SAND TO SNOW NATIONAL MONUMENT — Sand to Snow National Monument is a quiet place — its mountainous high desert and cascading streams a draw for those seeking panoramic views, tranquility and solitude.
But on a recent morning, the serenity was ruined by a menacing bellowing, making it clear passing hikers weren’t alone.
On a ridgeline near a popular stretch of the Pacific Crest Trail, five feral bulls, each the size of a small car, were snorting, stomping and pawing the ground — postures indicating they were ready to charge.
The bulls gazed down on human observers; some lowered their footlong horns. Then they lumbered on, trampling the trail and devouring native vegetation in one of California’s newest national monuments.
Peering through binoculars, Terry Anderson, a board member of the Society for the Conservation of Bighorn Sheep, saw a species he doesn’t consider worthy of conservation in the wild lands near Palm Springs.
“They are part of a herd of at least 150 that’s ripping up this monument and scaring the heck out of folks who cross paths with them,” he said. “They also can transmit disease to native bighorn sheep. So, they need to be removed — and I’m all for lethal removal. They don’t belong here.”
Signs posted at trailheads warn of an additional danger. A pack of pit bulls has been killing and eating wild cattle in this nature sanctuary framed by mountains and watered year-round by a river roiling through overlapping biological zones including sandy desert, boulder fields, grasslands and forests.
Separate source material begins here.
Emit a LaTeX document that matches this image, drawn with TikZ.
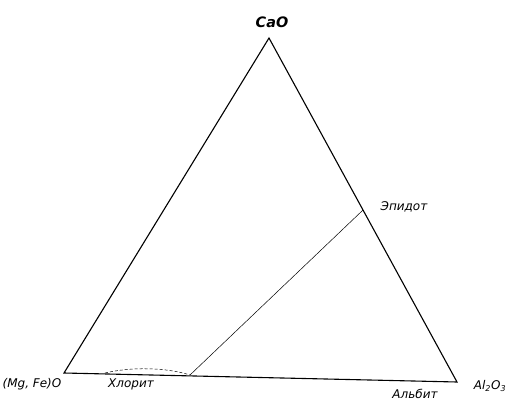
\documentclass[tikz,border=0pt]{standalone}
\usepackage{fontspec}
\setmainfont{DejaVu Sans}
\begin{document}
\begin{tikzpicture}[
        x=1pt, y=-1pt,
        every node/.style={font=\itshape\large},
        edge/.style={line width=1.1pt},
        tie/.style={line width=0.5pt}
    ]
    \useasboundingbox (0,0) rectangle (518,406);

    % =====================================================
    % Corners of the triangle
    % =====================================================
    \coordinate (cao) at (269,38);
    \coordinate (mgo) at (64,373);
    \coordinate (alo) at (457,382);

    \draw[edge] (mgo) -- (cao) -- (alo) -- cycle;

    % Epidote - chlorite tie line
    \coordinate (epi) at (363,210);
    \coordinate (chl) at (190,375);
    \coordinate (chs) at (105,373);

    \draw[tie] (epi) -- (chl);

    % Chlorite field
    \draw[tie, densely dashed]
        (chs) .. controls (130,367) and (165,367) .. (chl);

    % =====================================================
    % Labels
    % =====================================================
    \node[font=\bfseries\itshape\Large] (caolabel) at (272,22) {CaO};
    \node (epilabel) at (404,207) {Эпидот};
    \node (mgolabel) at (32,384) {(Mg, Fe)O};
    \node (chllabel) at (131,384) {Хлорит};
    \node (alblabel) at (415,394) {Альбит};
    \node (alolabel) at (490,386) {Al\textsubscript{2}O\textsubscript{3}};

\end{tikzpicture}
\end{document}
Jack Thompson, desert regional director of the adjacent Whitewater Preserve, roughly 10 miles northwest of Palm Springs, was only half-kidding when he said, “It’s Jurassic Park just a two-hour drive east of downtown Los Angeles.”
The conflicts have become a local crisis not just because of the wild cattle and dogs, but also because the number of visitors and hikers in the Mojave Preserve and Sand to Snow National Monument has increased dramatically since it received federal designation in 2016, up from 90,000 to 148,000 last year.
There are cattle, including some that are wild, spread across California’s millions of acres of open lands. But the size of this feral herd and its proximity to one of the most popular wilderness trails in the state make it a vexing problem for federal land managers. Because of a lack of cellphone service in portions of these canyon lands, it wouldn’t be easy to summon help in the event of a stampede or goring.
Conservation groups including the Pacific Crest Trail Association are urgently calling on federal land managers to take action.
The U.S. Forest Service and Bureau of Land Management, which co-manage the monument’s 101,000 acres as wilderness, said they plan in March to dispatch a team of federal land managers, biologists and representatives of the nearby Morongo Band of Mission Indians reservation to come up with a strategy and funds to eliminate the unbranded cattle and collarless dogs.
That process, however, could grind on for months because the animals are crossing jurisdictional boundaries of agencies and governments including the Forest Service’s San Bernardino National Forest, the Wildlands Conservancy’s Whitewater Preserve and the Morongo reservation. In addition, any effort to remove the animals must comply with myriad state and federal wildlife regulations.
California Fish and Wildlife authorities were unsuccessful in an attempt this year to lure the dogs into traps baited with food.
In the meantime, an estimated 150 feral cattle — roughly one-third of them bulls weighing as much as 2,000 pounds — are reshaping scenic canyons and slopes with their appetites and hooves. They are carving new trails and wiping out grasses that anchor soil.